The Phoenix Suns and Golden State Warriors are in a weird spot where this game feels bigger than a mid-December matchup, even if it’s not a marquee “statement” night on paper.
The Suns come in at 14-12, sitting 7th in the West, and they’ve been hanging around the playoff picture despite some lineup turbulence.
Devin Booker has basically been the entire offense when it matters, putting up 25.1 points and 6.7 assists per game, and the Suns have needed every bit of it. Mark Williams has quietly been huge too, leading the team at 8.3 rebounds per game while giving them a real interior anchor.
The Warriors are 13-14, 8th in the West, and they’re basically living on the edge every night. The biggest reason they’re not buried is Stephen Curry going full flamethrower, at 29.6 points per game on 48.4% from the field, and he’s coming off a 48-point explosion in a loss to the Portland Trail Blazers.
Injury Report
Warriors
Al Horford: Out (right sciatic nerve irritation)
Pat Spencer: Out (personal reasons)
Suns
Jalen Green: Out (right hamstring strain)
Koby Brea: Out (G League, two-way)
Grayson Allen: Questionable (right knee soreness)
Isaiah Livers: Questionable (right hip strain)
Jordan Goodwin: Available (jaw sprain, mask)
Quick context that matters here: Grayson Allen has been a regular starter for the Suns when active, so his status swings the entire spacing and “how do we guard Curry” conversation.
Why The Suns Have The Advantage
It starts with stability at the top. Booker is giving them reliable shot creation every night, and the Suns don’t have to beg for offense to exist. He’s not just scoring, he’s setting the table too, and that matters against a Warriors defense that can get chaotic when the game speeds up.
The Suns also have a cleaner path to winning the “normal” way, especially at home. They can run a real half-court game through Booker, then lean on Williams to clean up possessions.
Williams giving them 8.3 rebounds per game is not just some number; it’s how you survive the Curry avalanche. You miss shots, you give up long rebounds, and suddenly you’re down 12 in two minutes. The Suns need that second-chance and possession control angle to keep the game from turning into a track meet.
And if Grayson Allen plays, it gets even more important. He’s at 16.3 points per game and hits 39.2% from three, which is exactly the kind of “don’t help off me” gravity you need when Curry is forcing your defense to scramble on the other end. Plus, he leads the Suns at 1.7 steals per game, and that’s the sneaky way you steal a game like this, one or two live-ball turnovers that turn into quick points.
The other big swing is that the Suns know what they are without Jalen Green. He’s been out, and they’ve been building their rotation around it. This isn’t some sudden shock that changes their identity overnight; it’s just another night where the supporting guys have to hit shots and defend hard.
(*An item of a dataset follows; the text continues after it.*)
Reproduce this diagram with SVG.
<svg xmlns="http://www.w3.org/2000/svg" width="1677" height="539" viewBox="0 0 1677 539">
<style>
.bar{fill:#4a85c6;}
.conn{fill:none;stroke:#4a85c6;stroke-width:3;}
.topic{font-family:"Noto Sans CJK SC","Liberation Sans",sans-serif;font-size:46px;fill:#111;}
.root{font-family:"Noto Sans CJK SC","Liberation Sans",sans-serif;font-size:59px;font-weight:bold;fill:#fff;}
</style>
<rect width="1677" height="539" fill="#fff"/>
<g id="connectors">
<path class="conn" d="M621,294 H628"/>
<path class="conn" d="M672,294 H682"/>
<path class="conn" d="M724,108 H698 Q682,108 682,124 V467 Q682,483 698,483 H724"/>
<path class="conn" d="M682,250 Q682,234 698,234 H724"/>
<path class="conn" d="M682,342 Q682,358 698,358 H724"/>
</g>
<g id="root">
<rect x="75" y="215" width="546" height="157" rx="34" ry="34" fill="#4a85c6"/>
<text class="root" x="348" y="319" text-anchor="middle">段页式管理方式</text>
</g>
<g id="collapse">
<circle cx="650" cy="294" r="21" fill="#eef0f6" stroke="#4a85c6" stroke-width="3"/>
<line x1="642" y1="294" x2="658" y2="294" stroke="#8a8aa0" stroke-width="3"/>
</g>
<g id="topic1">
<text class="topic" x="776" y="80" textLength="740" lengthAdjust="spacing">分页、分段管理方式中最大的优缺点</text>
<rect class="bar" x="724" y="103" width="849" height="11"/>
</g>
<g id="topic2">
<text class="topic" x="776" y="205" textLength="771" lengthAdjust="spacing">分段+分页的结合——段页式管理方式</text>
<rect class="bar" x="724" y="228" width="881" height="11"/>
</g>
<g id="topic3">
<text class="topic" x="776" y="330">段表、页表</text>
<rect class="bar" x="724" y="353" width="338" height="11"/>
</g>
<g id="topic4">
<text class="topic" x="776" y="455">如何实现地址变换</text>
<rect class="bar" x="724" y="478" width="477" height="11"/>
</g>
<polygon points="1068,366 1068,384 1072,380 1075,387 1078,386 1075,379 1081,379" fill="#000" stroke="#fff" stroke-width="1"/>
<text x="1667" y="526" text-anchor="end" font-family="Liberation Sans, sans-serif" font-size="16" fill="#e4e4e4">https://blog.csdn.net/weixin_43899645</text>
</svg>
Why The Warriors Have The Advantage
It’s the simplest advantage in the league: the Warriors have Curry, and the Suns have to live through it.
He’s at 29.6 points per game, and the recent form is even scarier. That 48-point night against the Trail Blazers wasn’t empty calories either. It was one of those games where it felt like every possession could end in a triple. He’s been averaging 43.5 points over his last two games since returning from a quadriceps injury. When Curry gets into that “this is my gym” rhythm, the opponent’s game plan starts to look like a suggestion.
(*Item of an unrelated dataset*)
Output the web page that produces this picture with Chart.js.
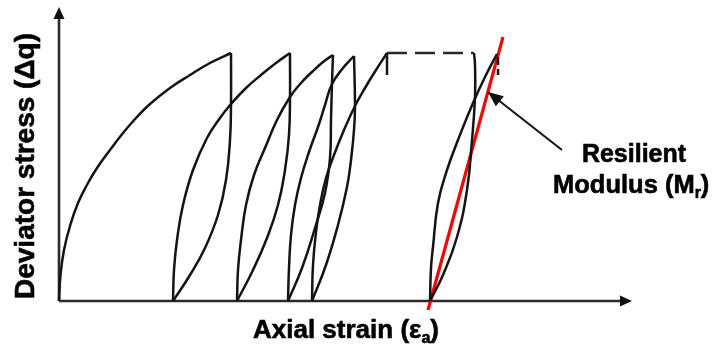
<!DOCTYPE html>
<html>
<head>
<meta charset="utf-8">
<script src="https://cdn.jsdelivr.net/npm/chart.js@4/dist/chart.umd.min.js"></script>
<style>
  html, body { margin: 0; padding: 0; background: #ffffff; }
  #wrap { width: 717px; height: 348px; }
</style>
</head>
<body>
<div id="wrap"><canvas id="c" width="717" height="348"></canvas></div>
<script>
// Repeated-load triaxial test: deviator stress vs axial strain (schematic units).
// Each list holds [axial strain, deviator stress] points along one branch.

const firstLoading = [[0,0],[0.15,2.6],[0.5,5.1],[1.1,7.5],[1.9,9.8],[2.9,11.8],[3.8,13.3],[5.1,15.1],[6.4,16.8],[7.7,18.3],[9.1,19.7],[11.1,21.3],[13.1,22.6],[15.1,23.8],[17.2,24.8]];

const unload1 = [[17.2,24.8],[17.2,19.7],[17.1,16.1],[16.7,12.1],[15.9,8.6],[14.6,5.3],[13.1,2.6],[11.4,0]];
const reload1 = [[11.4,0],[11.5,3.1],[11.8,6.1],[12.4,9.6],[13.4,13.1],[14.8,16.3],[16.1,18.3],[17.2,19.7],[18.7,21.3],[20.2,22.6],[21.7,23.8],[23.1,24.8]];

const unload2 = [[23.1,24.8],[23.1,20.4],[23.0,16.6],[22.6,13.1],[21.9,9.6],[20.8,6.3],[19.4,3.1],[17.8,0]];
const reload2 = [[17.8,0],[17.9,3.1],[18.2,6.1],[18.7,9.6],[19.5,12.6],[20.6,15.3],[21.8,18.1],[23.1,20.4],[24.2,21.8],[25.3,22.9],[26.4,23.9],[27.4,24.6]];

const unload3 = [[27.4,24.6],[27.3,21.8],[27.2,18.1],[27.1,14.3],[26.6,10.8],[25.6,7.3],[24.3,3.3],[22.9,0]];
const reload3 = [[22.9,0],[23.0,3.3],[23.2,6.6],[23.6,9.6],[24.2,12.3],[25.0,14.9],[25.9,17.4],[26.6,19.6],[27.3,21.7],[28.4,23.3],[29.5,24.5]];

const unload4 = [[29.5,24.5],[29.6,19.5],[29.5,17.1],[29.2,14.1],[28.8,11.4],[27.9,7.6],[26.7,3.6],[25.3,0]];
const reload4 = [[25.3,0],[25.4,3.6],[25.7,6.9],[26.1,9.6],[26.7,12.3],[27.5,14.6],[28.5,17.1],[29.6,19.5],[30.6,21.3],[31.7,23.1],[32.8,24.8]];

const peakTick = [[32.8,24.8],[32.8,22.6]];
const manyCycles = [[32.8,24.8],[41.5,24.8]];

const unloadLast = [[41.5,24.8],[41.6,23.6],[41.6,20.4],[41.3,16.1],[40.8,11.1],[39.8,6.4],[38.4,2.6],[37.1,0]];
const reloadLast = [[37.1,0],[37.2,3.3],[37.4,5.4],[37.9,9.8],[38.8,13.1],[39.9,16.1],[41.4,19.8],[42.8,22.8],[43.8,24.7]];
const lastPeakTick = [[43.9,24.4],[43.9,22.6]];

// Secant through the last loop: its slope is the resilient modulus
const modulusLine = [[36.9,-0.9],[44.4,26.4]];

// Callout pointing at the secant line (start, tip)
const callout = [[50.3,15.1],[42.9,20.9]];

const strainMax = 57.3;
const stressMax = 29.4;

const toXY = pts => pts.map(p => ({ x: p[0], y: p[1] }));

const INK = '#141414';
function branch(pts, extra) {
  return Object.assign({
    data: toXY(pts),
    showLine: true,
    borderColor: INK,
    borderWidth: 2.5,
    pointRadius: 0,
    tension: 0.45,
    fill: false,
    clip: false
  }, extra || {});
}

const datasets = [
  branch(firstLoading),
  branch(unload1), branch(reload1),
  branch(unload2), branch(reload2),
  branch(unload3), branch(reload3),
  branch(unload4), branch(reload4),
  branch(peakTick, { tension: 0 }),
  branch(manyCycles, { tension: 0, borderDash: [20, 8], borderColor: '#2a2a2a' }),
  branch(unloadLast), branch(reloadLast),
  branch(lastPeakTick, { tension: 0, borderDash: [8, 4] }),
  branch(callout, { tension: 0, borderColor: '#111', borderWidth: 2 }),
  branch(modulusLine, { tension: 0, borderColor: '#ff0000', borderWidth: 3.2 })
];

const FONT = '"Liberation Sans", Arial, sans-serif';

function richText(ctx, parts, x, y, size, align) {
  let total = 0;
  parts.forEach(p => {
    ctx.font = 'bold ' + (p.sub ? size * 0.62 : size) + 'px ' + FONT;
    p.w = ctx.measureText(p.t).width;
    total += p.w;
  });
  let cx = align === 'center' ? x - total / 2 : x;
  parts.forEach(p => {
    const s = p.sub ? size * 0.62 : size;
    ctx.font = 'bold ' + s + 'px ' + FONT;
    const yy = p.sub ? y + size * 0.2 : y;
    ctx.fillText(p.t, cx, yy);
    ctx.strokeText(p.t, cx, yy);
    cx += p.w;
  });
}

const schematic = {
  id: 'schematic',
  beforeDatasetsDraw(chart) {
    const { ctx } = chart;
    const xs = chart.scales.x, ys = chart.scales.y;
    const x0 = xs.getPixelForValue(0), y0 = ys.getPixelForValue(0);
    const xEnd = xs.getPixelForValue(strainMax), yEnd = ys.getPixelForValue(stressMax);
    ctx.save();
    ctx.strokeStyle = '#2b2b2b';
    ctx.fillStyle = '#111';
    ctx.lineWidth = 2.6;
    ctx.beginPath();
    ctx.moveTo(x0, y0);
    ctx.lineTo(xEnd - 8, y0);
    ctx.moveTo(x0, y0);
    ctx.lineTo(x0, yEnd + 8);
    ctx.stroke();
    // arrowheads
    ctx.beginPath();
    ctx.moveTo(xEnd, y0);
    ctx.lineTo(xEnd - 12, y0 - 5.5);
    ctx.lineTo(xEnd - 12, y0 + 5.5);
    ctx.closePath();
    ctx.fill();
    ctx.beginPath();
    ctx.moveTo(x0, yEnd);
    ctx.lineTo(x0 - 5.5, yEnd + 12);
    ctx.lineTo(x0 + 5.5, yEnd + 12);
    ctx.closePath();
    ctx.fill();
    ctx.restore();
  },
  afterDatasetsDraw(chart) {
    const { ctx } = chart;
    const xs = chart.scales.x, ys = chart.scales.y;
    // callout arrowhead
    const ax = xs.getPixelForValue(callout[0][0]), ay = ys.getPixelForValue(callout[0][1]);
    const tx = xs.getPixelForValue(callout[1][0]), ty = ys.getPixelForValue(callout[1][1]);
    const ang = Math.atan2(ty - ay, tx - ax);
    const L = 15, W = 6.5;
    ctx.save();
    ctx.fillStyle = '#111';
    ctx.beginPath();
    ctx.moveTo(tx, ty);
    ctx.lineTo(tx - L * Math.cos(ang) + W * Math.sin(ang), ty - L * Math.sin(ang) - W * Math.cos(ang));
    ctx.lineTo(tx - L * Math.cos(ang) - W * Math.sin(ang), ty - L * Math.sin(ang) + W * Math.cos(ang));
    ctx.closePath();
    ctx.fill();

    // labels
    ctx.fillStyle = '#000';
    ctx.strokeStyle = '#000';
    ctx.lineWidth = 0.6;
    ctx.textBaseline = 'alphabetic';
    ctx.textAlign = 'left';
    richText(ctx, [{ t: 'Resilient' }], 634, 162, 25, 'center');
    richText(ctx, [{ t: 'Modulus (M' }, { t: 'r', sub: true }, { t: ')' }], 553, 193, 25.5, 'left');
    richText(ctx, [{ t: 'Axial strain (\u03b5' }, { t: 'a', sub: true }, { t: ')' }], 346, 338, 26, 'center');
    ctx.save();
    ctx.translate(34, 166);
    ctx.rotate(-Math.PI / 2);
    richText(ctx, [{ t: 'Deviator stress (\u0394q)' }], 0, 0, 28, 'center');
    ctx.restore();
    ctx.restore();
  }
};

new Chart(document.getElementById('c').getContext('2d'), {
  type: 'scatter',
  data: { datasets },
  options: {
    responsive: false,
    animation: false,
    events: [],
    layout: { padding: { left: 59, top: 7, right: 85, bottom: 47 } },
    scales: {
      x: { type: 'linear', min: 0, max: strainMax, display: false },
      y: { type: 'linear', min: 0, max: stressMax, display: false }
    },
    plugins: { legend: { display: false }, tooltip: { enabled: false } }
  },
  plugins: [schematic]
});
</script>
</body>
</html>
And it’s not just him anymore. The Warriors have actual secondary pressure. Jimmy Butler is putting up 19.1 points, 5.9 rebounds, and 5.0 assists per game on 51.0% from the field. Even when his scoring isn’t pretty, he can drag possessions into the paint, force whistles, and keep the Warriors from turning into a one-man show.
The other thing: the Warriors are getting more aggressive about rotation choices and roles. There’s been a lot of lineup shuffling, but the reporting around Jonathan Kuminga’s return to the rotation matters because he’s their best “athletic chaos” forward, and he leads the team in rebounds at 6.3 per game. If the Warriors can win the energy battle on the glass just enough, that’s when the Curry run becomes permanent.
Even with Al Horford out, the Warriors can still play their preferred style: switch, scrap, speed the game up, and trust Curry to make math unfair.
Suns vs. Warriors Prediction
This feels like a game that swings on two things.
First, the Suns’ perimeter availability. If Allen plays and looks close to normal, the Suns can actually punish the Warriors for over-helping, and they’ll have more bodies to throw at Curry. If Allen sits, the Suns’ margin gets thinner, because you’re asking Booker to be perfect while also surviving the Curry shooting contest.
Second, the Warriors’ shot profile. If Curry is hitting early, the whole game tilts. The Suns can be the more “balanced” team, the more traditional team, and still lose because one guy turns it into a three-point contest you didn’t agree to.
I’m taking the Warriors in a close one because Curry’s current heater looks real, and Golden State has enough extra juice with Butler to survive the stretches where Booker starts cooking.